UNITED STATES DISTRICT COURT FOR THE WESTERN DISTRICT OF TENNESSEE WESTERN DIVISION
Feb 4, 2019
No. 18-cv-2201-MSN-tmp (W.D. Tenn. Feb. 4, 2019)

Opinion

No. 18-cv-2201-MSN-tmp

02-04-2019

APRIL MALONE and CELITRIA WATSON, Plaintiffs, v. SHELBY COUNTY; PAUL HAGERMAN, Assistant District Attorney, Individually and in his Official Capacity; AUSTIN SCHOLEFIELD, Individually and in his Official Capacity; CHRIS SCRUGGS, Individually and in his Official Capacity; CITY OF MEMPHIS; OFFICER THURMOND RICHARDSON, Individually and in his Official Capacity; OFFICER JONATHAN OVERLY, Individually and in his Official Capacity; and OFFICER WILLIAM ACRED, Individually and in his Official Capacity, Defendants.


REPORT AND RECOMMENDATION

Before the court is defendant Shelby County's Motion for Judgment on the Pleadings. (ECF No. 31.) Plaintiffs April Malone and Celitria Watson responded in opposition. (ECF Nos. 43, 44 & 47.) Pursuant to Administrative Order No. 2013-05, this case has been referred to the United States magistrate judge for management and for all pretrial matters for determination and/or report and recommendation as appropriate.
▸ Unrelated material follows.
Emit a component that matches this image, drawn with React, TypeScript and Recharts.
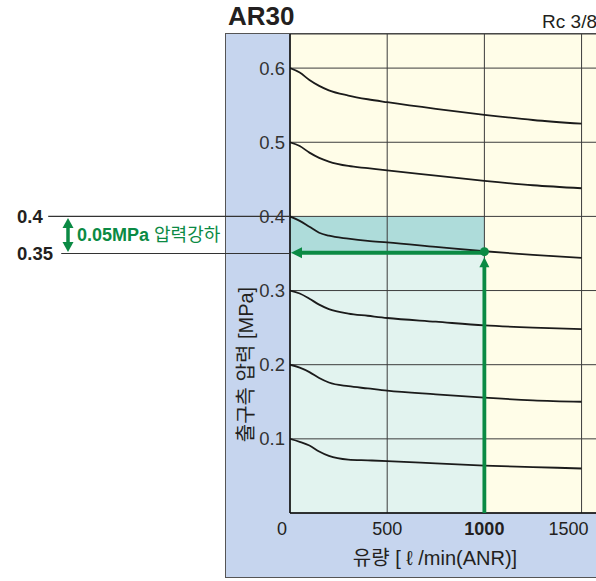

For the following reasons, the undersigned recommends that Shelby County's motion be granted.

I. PROPOSED FINDINGS OF FACT

Plaintiffs' pro se complaint, filed on March 23, 2018, alleges that "[a]t some time prior to January 21, 2017, Plaintiffs' cell phones were the subject of a wiretap requested by Defendants, Hagerman, Scholefield and Scruggs." (ECF No. 1 at 3.) Plaintiffs state that the wiretap was premised on false information and that "the information was used to secure text messages from Plaintiffs' cell phones and then the text messages were altered or fabricated in order to make it appear that Plaintiffs were involved in criminal activity." (Id.) Plaintiffs assert that on this basis, they were indicted on January 31, 2017. However, after securing the original text messages from their respective cell phone companies, plaintiffs were able to "reveal several discrepancies in the messages and the dates and times sent" and that as a result, the criminal charges against them were ultimately dismissed. (Id. at 3-4.) Plaintiffs bring claims under the Tennessee Governmental Tort Liability Act ("TGTLA"), 42 U.S.C. § 1983, the Tennessee Human Rights Act ("THRA"), and for fraudulent misrepresentation, negligence, malicious prosecution, false arrest and imprisonment, and intentional and negligent infliction of emotional distress. (Id. at 4-10.)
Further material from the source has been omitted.